To think, in a merciful spirit, of the
jungle--barely to contemplate, in a temper of humanity, the
incomprehensible cane-thickets, dark and bristly, into which that bloody
_cheeta_ will drag that unoffending poodle!
But surely the least philosophic of readers, who hates philosophy 'as toad
or asp,' must yet be aware, that, where new growths are not germinating,
it is no sort of praise to be free from the throes of growth. Where
expansion is hopeless, it is little glory to have escaped distortion. Nor
is it any blame that the rich fermentation of grapes should disturb the
transparency of their golden fluids.
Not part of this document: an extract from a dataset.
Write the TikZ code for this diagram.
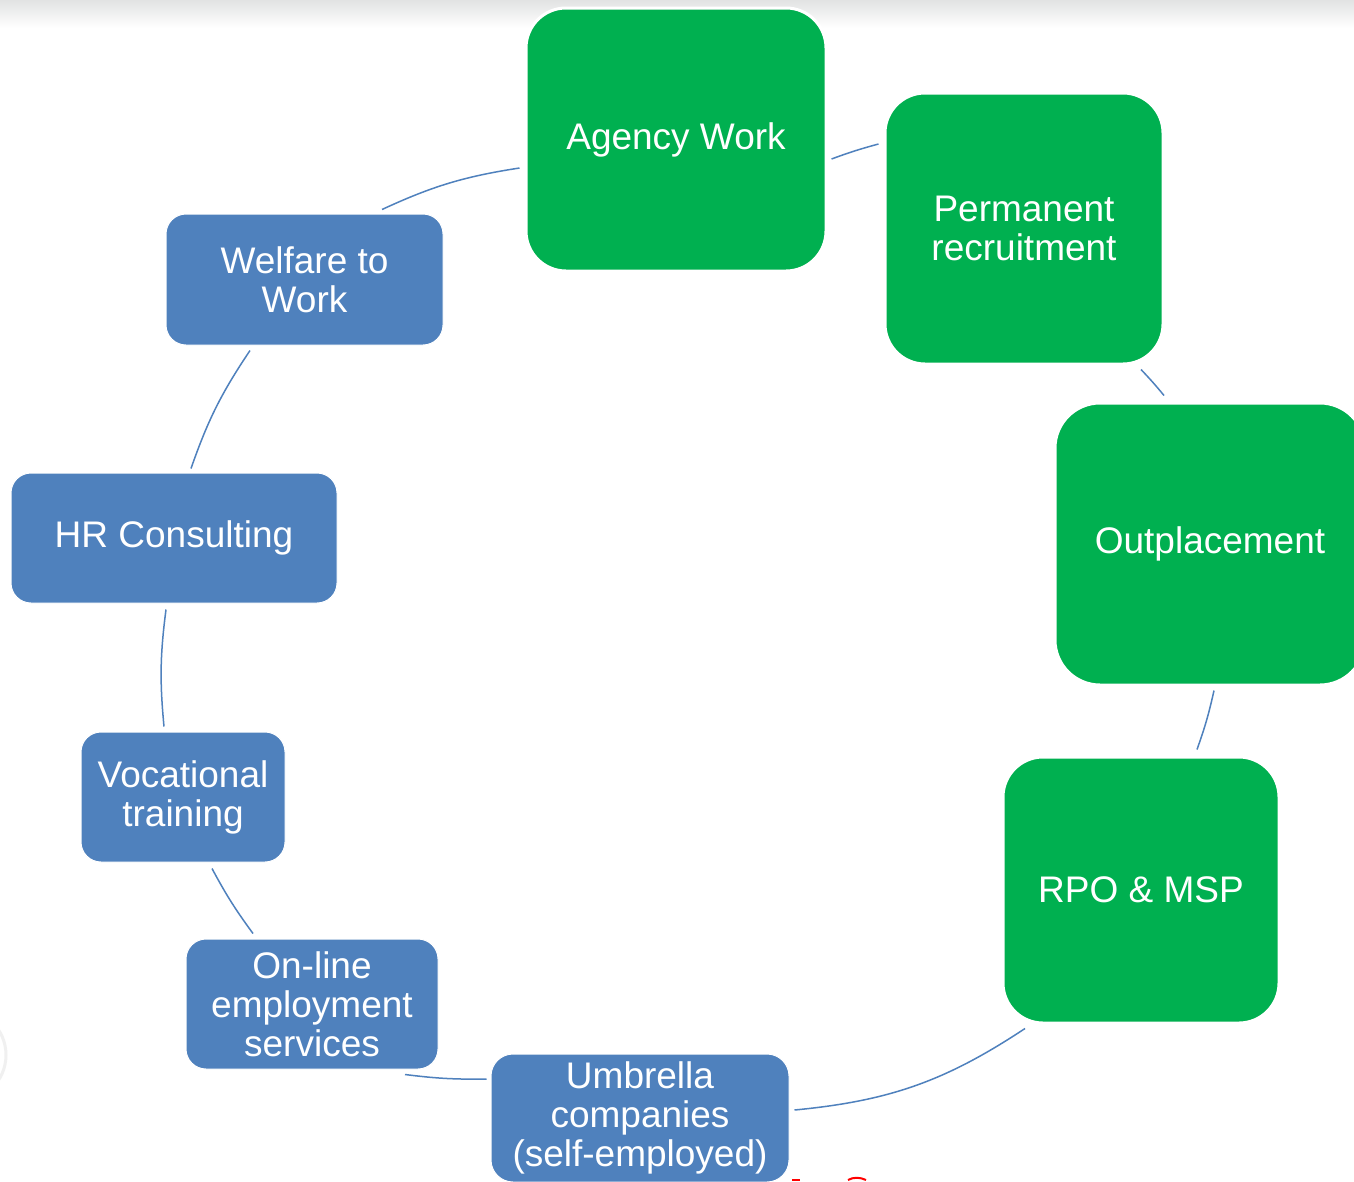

Fox had nothing new to tell us, nor
did he hold a position amongst men that required or would even have
allowed him to tell anything new. He was helmsman to a party; what he had
to do, though seeming to _give_ orders, was simply to repeat _their_
orders--'Port your helm,' said the party; 'Port it is,' replied the
helmsman.--But Burke was no steersman; he was the Orpheus that sailed with
the Argonauts; he was their _seer_, seeing more in his visions than he
always understood himself; he was their watcher through the hours of
night; he was their astrological interpreter. Who complains of a prophet
for being a little darker of speech than a post-office directory? or of
him that reads the stars for being sometimes perplexed?
But, even as to facts, Schlosser is always blundering.